Leben auf T-Shirts, in Comics und in vielen Herzen
Der Comic "Godspeed" gibt Einblick in Kurt Cobains kurzes Leben
Von Mario Alexander Weber
Im April war es zehn Jahre her, dass Kurt Cobain, Sänger, Gitarrist und Songwriter der US-amerikanischen Alternative-Band "Nirvana", sich im Alter von siebenundzwanzig Jahren das Leben nahm. Seit seinem Selbstmord ist Cobain zur Ikone geworden. Etliche Biografien sind erschienen, Bildbände, eine Auswahl aus seinen Tagebüchern, unzählige Zeitungs- und Zeitschriftenartikel, und zu Weihnachten gab es eine "Best of"-CD mit einem neuen, bis dato unveröffentlichten, schmerzvollen Song. Die obligatorische musikalische Retrospektive in Form einer CD-Box lässt noch auf sich warten, da Cobains Witwe Courtney Love im Rechtsstreit mit den ehemaligen "Nirvana"-Musikern Krist Novoselic und Dave Grohl liegt. Und jetzt ein Comic. "Godspeed". Auf dem Cover Kurt Cobain kniend mit Engelsflügeln und zerrissenen Jeans. Kariertes Baumwollhemd. Zwischen seinen Schenkeln eine Pfütze aus Tränen. Er weint. Er leidet. You know you're right. Sein Leben als Comic.
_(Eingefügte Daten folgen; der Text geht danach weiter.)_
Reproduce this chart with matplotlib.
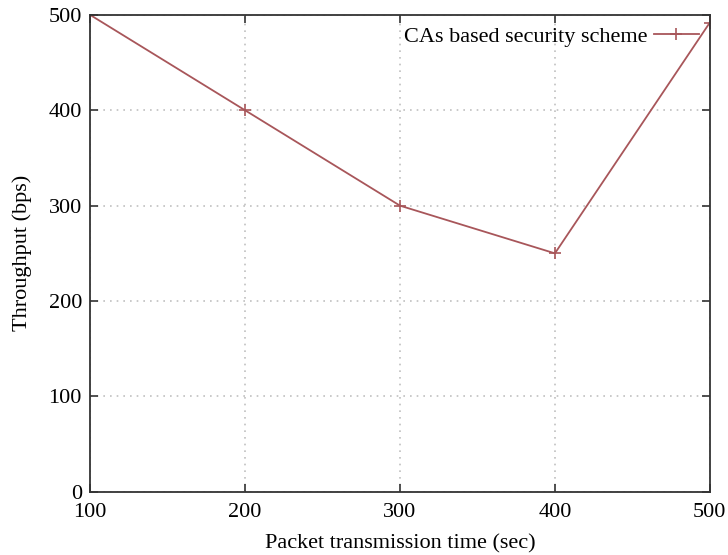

Mit einem seltsam gut gemeinten Vorwort eines gewissen Peter Doggett beginnt "Godspeed". Der Comic stellt Cobain in eine Linie mit anderen, viel zu jung verstorbenen Helden der Popgeschichte wie James Dean oder dem Hippie-Triumvirat der Sixties: Morrison, Joplin, Hendrix. Doch geht er auf einen entscheidenden Unterschied nicht ein: Cobain hatte weder einen Autounfall, noch ist er am eigenen Erbrochenen erstickt: er hat sich selbst mit einer Schrotflinte aus dem Leben befördert.
Die "emotionale Authentizität" des Punk habe Cobain angezogen, schreibt Doggett und wiederholt in seinem Vorwort die bekannten Erklärungsmuster für Cobains Selbstmord: Glaubwürdigkeit vs. Ausverkauf, zu viel Drogen und zu wenig Liebe, Scheidungskind, Sensibilität, (Magen-)Schmerzen.
Mythen und Legenden gehören zur Rockgeschichte wie das Ohrensausen zu einem guten Konzert. Der Comic "Godspeed" trägt nichts dazu bei. Es wäre jetzt aber verkehrt zu behaupten, dass er die Mythen und Legenden entzaubern würde. Auch dies tut er nicht. Der Zeichner Flameboy, der sich selbst in einem peinlichen Text als einen aus der "Hölle in einen Satanskult" Hineingeborenen beschreibt, liefert leider nur langweilige Bilder: seine Bilder angeguckt, am Maßstab der Märtyrerstory gemessen und sofort wieder vergessen. Man sieht und fühlt, dass da kein Zugang vorhanden ist. Im Anhang gibt es ein paar Skizzen und Vorstudien von Flameboy zu betrachten, dazu der entwaffnende Text: "Nie im Leben käme ich auf die Idee, mich als Portraitkünstler zu bezeichnen. Wenn es mit der Ähnlichkeit nicht hingehauen hat, habe ich also versucht, die Stimmung oder das Gefühl einzufangen."
Was für ein Gefühl? Bitte, was für ein Gefühl?